Among the causes of this civil war was the implementation of Free trade and the suppression of all protectionist barriers, an important Liberal principle. These changes had such an impact that they divided the Liberals into two factions : the Golgotas who defended radical free trade, and the Draconians, mainly local artisans, who defended some protectionist measures. Various factions of the army, aristocrats and popular sectors, seeking to implement democratic ideas, allied themselves with the artisans who demanded the reintroduction of protection tariffs.

In the Presidential elections of 1853, José María Obando had presented himself on behalf of the "Draconians", and had defeated Tomás de Herrera, candidate for the "Gólgotas" or Radicals. Nevertheless, the "Gólgotas" in Congress managed to introduce a new ultra-liberal Constitution that same year, which only increased tensions in the country.

== Coup and Civil War ==
By April 1854, the Draconian artisans and intellectuals believed the dismissal of Obando by Congress was imminent, which led their leader, General José María Melo, to propose to Obando to close the Congress and declare himself Dictator.

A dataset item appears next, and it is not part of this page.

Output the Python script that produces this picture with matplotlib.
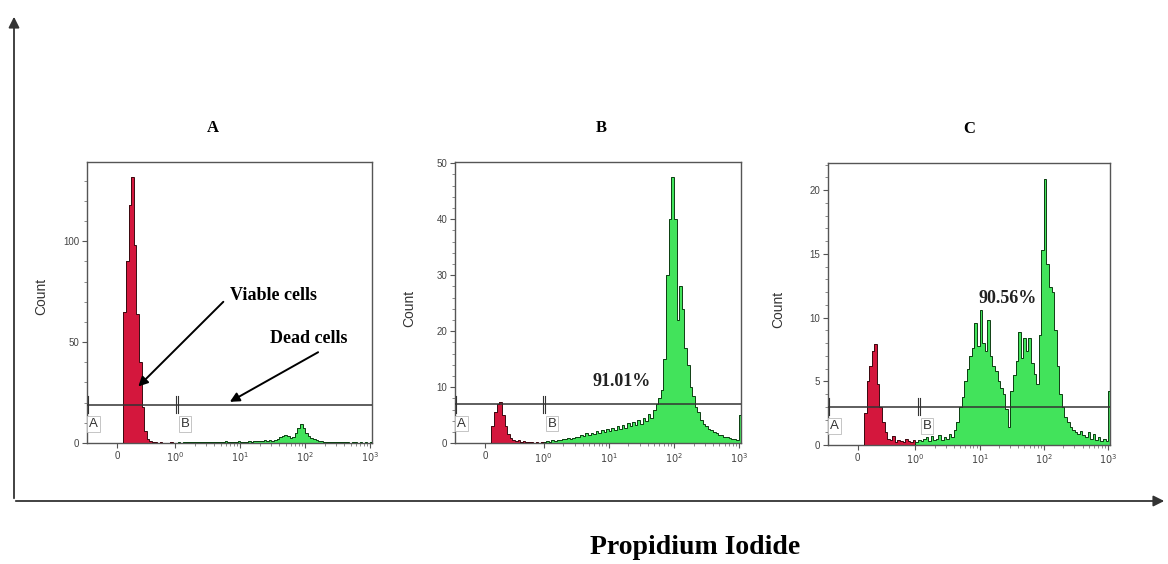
import numpy as np
import matplotlib.pyplot as plt
from matplotlib.patches import FancyArrowPatch

# channel grid (display units: "0" at 0, one decade per unit, 10^0 at 0.9)
BIN_START = 0.10
BIN_WIDTH = 0.04
TICK_POS = [0, 0.9, 1.9, 2.9, 3.9]
TICK_LABELS = ['0', r'$10^0$', r'$10^1$', r'$10^2$', r'$10^3$']

panel_names = ['A', 'B', 'C']

# counts below the A/B gate (first 20 bins)
red_a = [65, 90, 118, 132, 98, 64, 40, 18, 6, 2, 0.8, 0.4, 0.3, 0.2, 0.3, 0.2, 0.1, 0.2, 0.3, 0.2]
red_b = [3.0, 5.6, 7.0, 7.3, 5.0, 3.0, 1.6, 0.9, 0.6, 0.4, 0.5, 0.3, 0.4, 0.2, 0.3, 0.2, 0.1, 0.2, 0.1, 0.2]
red_c = [2.5, 5.0, 6.2, 7.4, 7.9, 4.8, 3.0, 1.8, 1.0, 0.5, 0.4, 0.7, 0.2, 0.4, 0.3, 0.2, 0.5, 0.3, 0.2, 0.4]

# counts in gate B (remaining 76 bins)
green_a = [0.2, 0.3, 0.2, 0.4, 0.3, 0.5, 0.3, 0.4, 0.6, 0.3,
           0.5, 0.4, 0.6, 0.3, 0.5, 0.7, 0.4, 0.6, 0.5, 0.8,
           0.5, 0.7, 0.4, 0.6, 0.8, 0.5, 0.7, 0.6, 0.9, 0.7,
           1.0, 0.8, 1.1, 0.9, 1.3, 1.0, 1.5, 1.2, 1.6, 2.2,
           2.8, 3.4, 4.1, 3.5, 2.6, 3.2, 5.0, 7.5, 9.6, 7.2,
           5.0, 3.6, 2.6, 1.9, 1.4, 1.1, 0.9, 0.7, 0.5, 0.6,
           0.4, 0.5, 0.3, 0.4, 0.3, 0.5, 0.3, 0.2, 0.4, 0.3,
           0.2, 0.3, 0.2, 0.3, 0.2, 0.6]
green_b = [0.3, 0.4, 0.3, 0.5, 0.4, 0.6, 0.5, 0.8, 0.7, 0.9,
           0.8, 1.0, 1.2, 1.1, 1.4, 1.3, 1.8, 1.5, 1.9, 1.7,
           2.2, 1.9, 2.4, 2.0, 2.6, 2.2, 2.8, 2.4, 3.0, 2.6,
           3.3, 2.8, 3.6, 3.0, 3.8, 3.2, 4.2, 3.5, 4.6, 4.0,
           5.2, 4.6, 6.0, 7.0, 8.0, 9.5, 15.0, 30.0, 40.0, 47.5,
           40.0, 22.0, 28.0, 24.0, 17.0, 14.0, 10.0, 8.5, 6.5, 5.5,
           4.2, 3.5, 3.0, 2.6, 2.4, 2.0, 1.8, 1.5, 1.4, 1.2,
           1.1, 0.9, 0.8, 0.7, 0.6, 5.0]
green_c = [0.2, 0.4, 0.3, 0.5, 0.6, 0.3, 0.7, 0.4, 0.5, 0.8,
           0.4, 0.6, 0.5, 0.9, 0.6, 1.2, 1.8, 3.0, 3.8, 5.0,
           6.0, 7.0, 7.6, 9.6, 7.8, 10.6, 8.0, 7.4, 9.8, 7.0,
           6.2, 5.8, 5.0, 4.5, 4.0, 2.8, 1.4, 4.2, 5.5, 6.6,
           8.9, 6.8, 8.4, 7.4, 8.4, 6.4, 5.6, 4.8, 8.6, 15.3,
           20.9, 14.2, 12.4, 12.0, 9.0, 6.2, 4.0, 3.0, 2.2, 1.8,
           1.4, 1.2, 1.0, 0.9, 1.1, 0.8, 0.6, 1.0, 0.5, 0.9,
           0.4, 0.6, 0.3, 0.5, 0.3, 4.2]

red_counts = [red_a, red_b, red_c]
green_counts = [green_a, green_b, green_c]
gate_levels = [19, 7, 3]
gate_split = [0.92, 0.90, 0.95]
y_max = [139.3, 50.2, 22.1]
y_major = [50, 10, 5]
y_minor = [10, 2, 1]
percent_labels = [None, '91.01%', '90.56%']
percent_pos = [None, (2.10, 11.0), (2.33, 11.5)]

RED = '#d4173d'
GREEN = '#42e35b'
SERIF = 'Liberation Serif'
SANS = 'Liberation Sans'

W, H = 1168, 564
fig = plt.figure(figsize=(W / 100, H / 100), dpi=100)

# axes boxes in pixels: left, right, top, bottom
boxes = [(87, 372, 162, 443), (455, 741, 162, 443.3), (828, 1110, 163.3, 445)]
ylabel_xy = [(-0.135, 0.52), (-0.135, 0.48), (-0.15, 0.48)]
title_x = [0.44, 0.51, 0.50]

edges = BIN_START + BIN_WIDTH * np.arange(len(red_a) + len(green_a) + 1)
minor_x = [0.9 + d + np.log10(m) for d in range(3) for m in range(2, 10)]

for k, (l, r, t, b) in enumerate(boxes):
    ax = fig.add_axes([l / W, 1 - b / H, (r - l) / W, (b - t) / H])
    n_red = len(red_counts[k])
    ax.stairs(red_counts[k], edges[:n_red + 1], fill=True, color=RED, zorder=2)
    ax.stairs(green_counts[k], edges[n_red:], fill=True, color=GREEN, zorder=2)
    ax.stairs(red_counts[k], edges[:n_red + 1], color='#3a0a10', lw=0.7, zorder=3)
    ax.stairs(green_counts[k], edges[n_red:], color='#0d3d12', lw=0.7, zorder=3)

    ax.set_xlim(-0.46, 3.93)
    ax.set_ylim(0, y_max[k])

    # gate marker: horizontal bar with A | B split
    g = gate_levels[k]
    ax.axhline(g, color='#333333', lw=1.1, zorder=4)
    for dx in (-0.015, 0.015):
        ax.plot([gate_split[k] + dx] * 2, [g - 0.03 * y_max[k], g + 0.03 * y_max[k]],
                color='#333333', lw=0.8, zorder=4)
    ax.plot([-0.45] * 2, [g - 0.03 * y_max[k], g + 0.03 * y_max[k]],
            color='#333333', lw=0.8, zorder=4, clip_on=False)
    box = dict(boxstyle='square,pad=0.15', fc='white', ec='#bbbbbb', lw=0.6)
    ax.annotate('A', (-0.36, g), xytext=(0, -14), textcoords='offset points',
                ha='center', va='center', fontsize=9.5, family=SANS, color='#333333',
                bbox=box, zorder=5)
    ax.annotate('B', (gate_split[k] + 0.13, g), xytext=(0, -14), textcoords='offset points',
                ha='center', va='center', fontsize=9.5, family=SANS, color='#333333',
                bbox=box, zorder=5)

    ax.set_xticks(TICK_POS)
    ax.set_xticklabels(TICK_LABELS)
    ax.set_xticks(minor_x, minor=True)
    ax.set_yticks(np.arange(0, y_max[k], y_major[k]))
    ax.set_yticks(np.arange(0, y_max[k], y_minor[k]), minor=True)
    ax.tick_params(which='major', length=3.5, width=0.8, color='#555555',
                   labelsize=7, labelcolor='#444444', pad=2)
    ax.tick_params(which='minor', length=2, width=0.6, color='#777777')
    for lab in ax.get_xticklabels() + ax.get_yticklabels():
        lab.set_family(SANS)
    for sp in ax.spines.values():
        sp.set_color('#555555')
        sp.set_linewidth(1.0)

    ax.set_ylabel('Count', family=SANS, fontsize=10, color='#333333')
    ax.yaxis.set_label_coords(*ylabel_xy[k])

    ax.text(title_x[k], 1.12, panel_names[k], transform=ax.transAxes,
            ha='center', va='center', fontsize=12, fontweight='bold', family=SERIF)

    if percent_labels[k]:
        ax.text(*percent_pos[k], percent_labels[k], ha='center', va='center',
                fontsize=13, fontweight='bold', family=SERIF, color='#222222', zorder=6)

    if k == 0:
        arrow = dict(arrowstyle='-|>', color='black', lw=1.4, mutation_scale=14,
                     shrinkA=0, shrinkB=0)
        ax.text(1.74, 73, 'Viable cells', ha='left', va='center', fontsize=13,
                fontweight='bold', family=SERIF, zorder=6)
        ax.annotate('', xy=(0.33, 28), xytext=(1.64, 70), arrowprops=arrow, zorder=6)
        ax.text(2.36, 52, 'Dead cells', ha='left', va='center', fontsize=13,
                fontweight='bold', family=SERIF, zorder=6)
        ax.annotate('', xy=(1.74, 20.4), xytext=(3.10, 45), arrowprops=arrow, zorder=6)

# outer frame arrows
frame = dict(transform=fig.transFigure, arrowstyle='-|>', mutation_scale=16,
             color='#333333', lw=1.3)
fig.add_artist(FancyArrowPatch((14 / W, 1 - 501 / H), (14 / W, 1 - 14 / H), **frame))
fig.add_artist(FancyArrowPatch((13 / W, 1 - 501 / H), (1167 / W, 1 - 501 / H), **frame))

fig.text(695 / W, 1 - 548 / H, 'Propidium Iodide', ha='center', va='center',
         fontsize=20, fontweight='bold', family=SERIF)

fig.savefig('out.png', dpi=100)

Obando refused and on 17 April Melo took power himself, dissolved the House, abolished the Constitution and arrested the President and his ministers.

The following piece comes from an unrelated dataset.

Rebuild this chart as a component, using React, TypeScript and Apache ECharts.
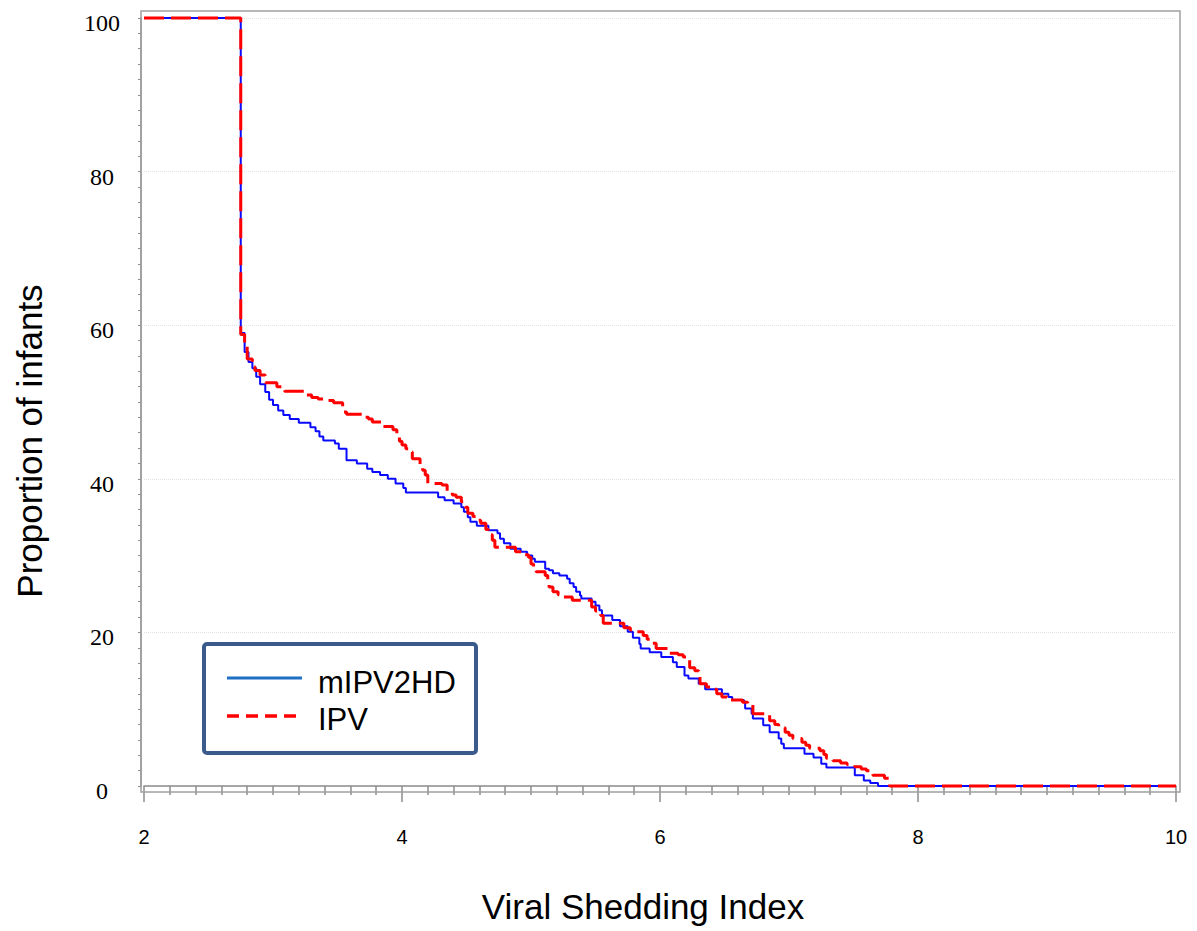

On 17 April, Melo had 1,000 infantry soldiers and 500 cavalry under his command. With the help of the armed artisans' Democratic Societies, he organized his forces into the so-called "Regeneration Army", calling into service all civilian members of the Auxiliary National Guard and veterans who had fought in the civil war of 1851. By mid-May he had already doubled the number of his troops. At the beginning of August, the "Regeneration Army" totaled 11,042 troops.

When the Dictatorship was proclaimed, his opponents also took up arms. Vice President José de Obaldía assumed command of the Constitutionalist coalition, which was formed with Gólgotas Liberals and troops belonging to the Conservative Party.

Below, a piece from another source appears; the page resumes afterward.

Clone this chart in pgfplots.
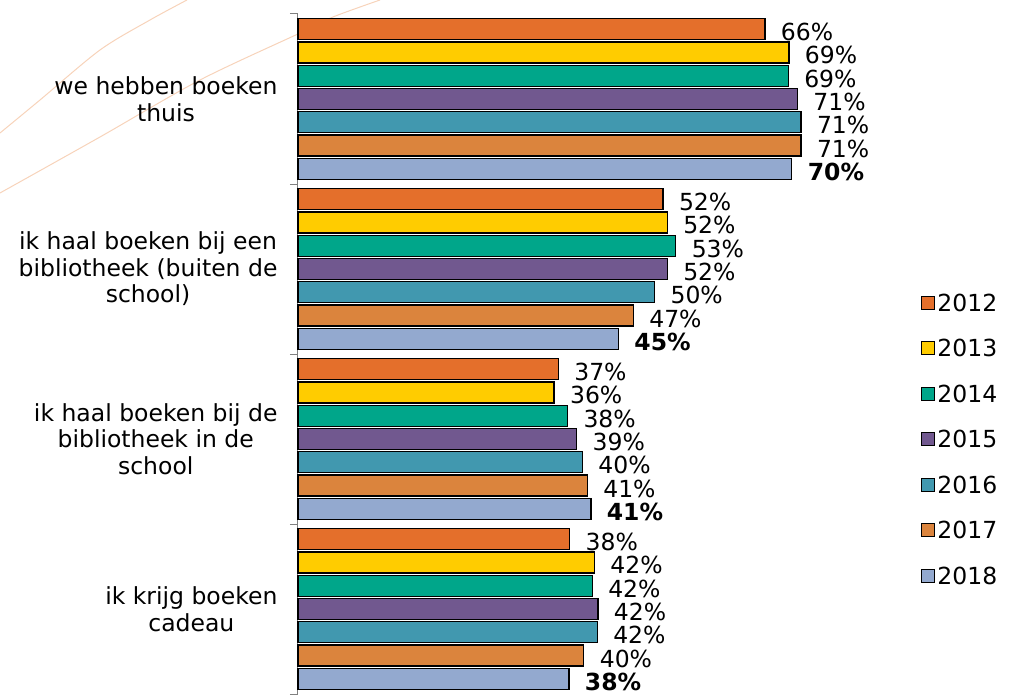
\documentclass[border=0pt]{standalone}
\usepackage{pgfplots}
\pgfplotsset{compat=1.18}
\usepackage{fontspec}
\setmainfont{DejaVu Sans}
\newcommand\chartfont{\fontsize{23.5}{26.5}\selectfont}
\definecolor{c12}{HTML}{E46F2B}
\definecolor{c13}{HTML}{FFCC00}
\definecolor{c14}{HTML}{00A68A}
\definecolor{c15}{HTML}{71588F}
\definecolor{c16}{HTML}{4198AF}
\definecolor{c17}{HTML}{DB843D}
\definecolor{c18}{HTML}{93A9CF}
\definecolor{swoosh}{HTML}{F7D3BA}
\begin{document}
\begin{tikzpicture}
\useasboundingbox (-298pt,-1pt) rectangle (713pt,694pt);
\draw[swoosh, line width=1pt] plot[smooth] coordinates {(-298pt,561pt) (-258pt,594pt) (-198pt,644pt) (-148pt,674pt) (-111pt,694pt)};
\draw[swoosh, line width=1pt] plot[smooth] coordinates {(-298pt,501pt) (-198pt,557pt) (-98pt,614pt) (2pt,661pt) (35pt,677pt) (82pt,694pt)};
\begin{axis}[
  at={(0pt,0pt)}, anchor=south west,
  scale only axis, width=566pt, height=680pt,
  xmin=0, xmax=80, ymin=-0.5, ymax=3.5, y dir=reverse,
  xbar=2.3pt, bar width=21pt,
  hide x axis,
  axis y line*=left,
  y axis line style={-, draw=gray, line width=1pt},
  ytick={0,1,2,3},
  yticklabels={{we hebben boeken\\thuis},{ik haal boeken bij een\\bibliotheek (buiten de\\school)},{ik haal boeken bij de\\bibliotheek in de\\school},{ik krijg boeken\\cadeau}},
  yticklabel style={align=center, font=\chartfont, xshift=-17pt},
  major tick length=0pt,
  minor ytick={-0.5,0.5,1.5,2.5,3.5},
  minor tick length=8pt,
  tick align=outside,
  minor tick style={gray, line width=1pt},
  clip=false,
  /pgf/number format/assume math mode=true,
  point meta=x,
  nodes near coords={\pgfmathprintnumber[fixed,precision=0]{\pgfplotspointmeta}\%},
  every node near coord/.append style={font=\chartfont, anchor=west, xshift=12pt, yshift=-3pt, text=black},
  every axis plot/.append style={draw=black, line width=1.3pt},
  legend style={at={(1.1007,0.5882)}, anchor=north west, draw=none, fill=none, inner sep=0pt,
    row sep=28.5pt, font=\chartfont, cells={anchor=west},
    nodes={inner xsep=2pt, inner ysep=0pt, text height=17pt, text depth=0pt}},
  legend image code/.code={\draw[#1, line width=1.3pt] (0pt,-6.5pt) rectangle (13pt,6.5pt);},
]
\addplot[fill=c12, bar shift=69.9pt] coordinates {(66.0,0) (51.6,1) (36.8,2) (38.4,3)};
\addplot[fill=c13, bar shift=46.6pt] coordinates {(69.4,0) (52.2,1) (36.2,2) (41.9,3)};
\addplot[fill=c14, bar shift=23.3pt] coordinates {(69.3,0) (53.4,1) (38.1,2) (41.6,3)};
\addplot[fill=c15, bar shift=0pt] coordinates {(70.6,0) (52.2,1) (39.4,2) (42.4,3)};
\addplot[fill=c16, bar shift=-23.3pt] coordinates {(71.1,0) (50.4,1) (40.2,2) (42.3,3)};
\addplot[fill=c17, bar shift=-46.6pt] coordinates {(71.1,0) (47.4,1) (40.9,2) (40.4,3)};
\addplot[fill=c18, bar shift=-69.9pt, every node near coord/.append style={font=\chartfont\bfseries}] coordinates {(69.8,0) (45.3,1) (41.4,2) (38.3,3)};
\legend{2012,2013,2014,2015,2016,2017,2018}
\end{axis}
\end{tikzpicture}
\end{document}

In many parts of the country, rebellions against the dictatorship broke out. Former president José Hilario López, commander of the Army in the south, defeated the Melo supporters in Cali, Buenaventura and Cartago. Tomás Cipriano de Mosquera's troops dominated the Caribbean region starting from Barranquilla and confronted the governor of the province of Cartagena Juan José Nieto Gil, who supported the Melo government. Nieto Gil was diposed by the Constitutionalists on 12 June.

The "Regeneration Army" defeated that of General Tomás Herrera in Zipaquirá and Tiquizá in May and marched to Boyacá where they forced the troops of General Juan José Reyes to retire to Casanare in early July. But on 12 July, they suffered a defeat in the Battle of Bucaramanga.

Melo remained in power for eight months, but finally the "Constitutionalist" troops of Pedro Alcántara Herrán, Tomás Cipriano de Mosquera, Julio Arboleda and José Hilario López, located in the north and south of the country and totaling 11,000 men, united and surrounded the 7,000 Melistas, who by autumn only held the city of Bogotá.

On 4 December of the same year, the victorious alliance entered Bogotá, after defeating the Melista army and its allies, the "Draconian" Liberals and artisans. The latter presented tenacious resistance during the final assault on the capital in which general Tomás de Herrera was killed. This is why the winning party banished hundreds of artisans to the unhealthy area surrounding the Chagres River in Panama, most of whom died during the journey on foot. The conflict cost about 4,000 lives.

== Consequences ==
After his defeat, José María Melo was tried and deposed by Congress. Mosquera demanded that Melo would be shot, but Herrán opposed his execution and he was exiled instead. Former President Obando, who had taken refuge in the nuncio's residence, was tried and removed by Congress from his position as president, for not preventing Melo's coup.

José de Obaldía became acting president until 1 April 1855, when Congress elected Conservative Congressman Manuel María Mallarino Ibargüen as new president.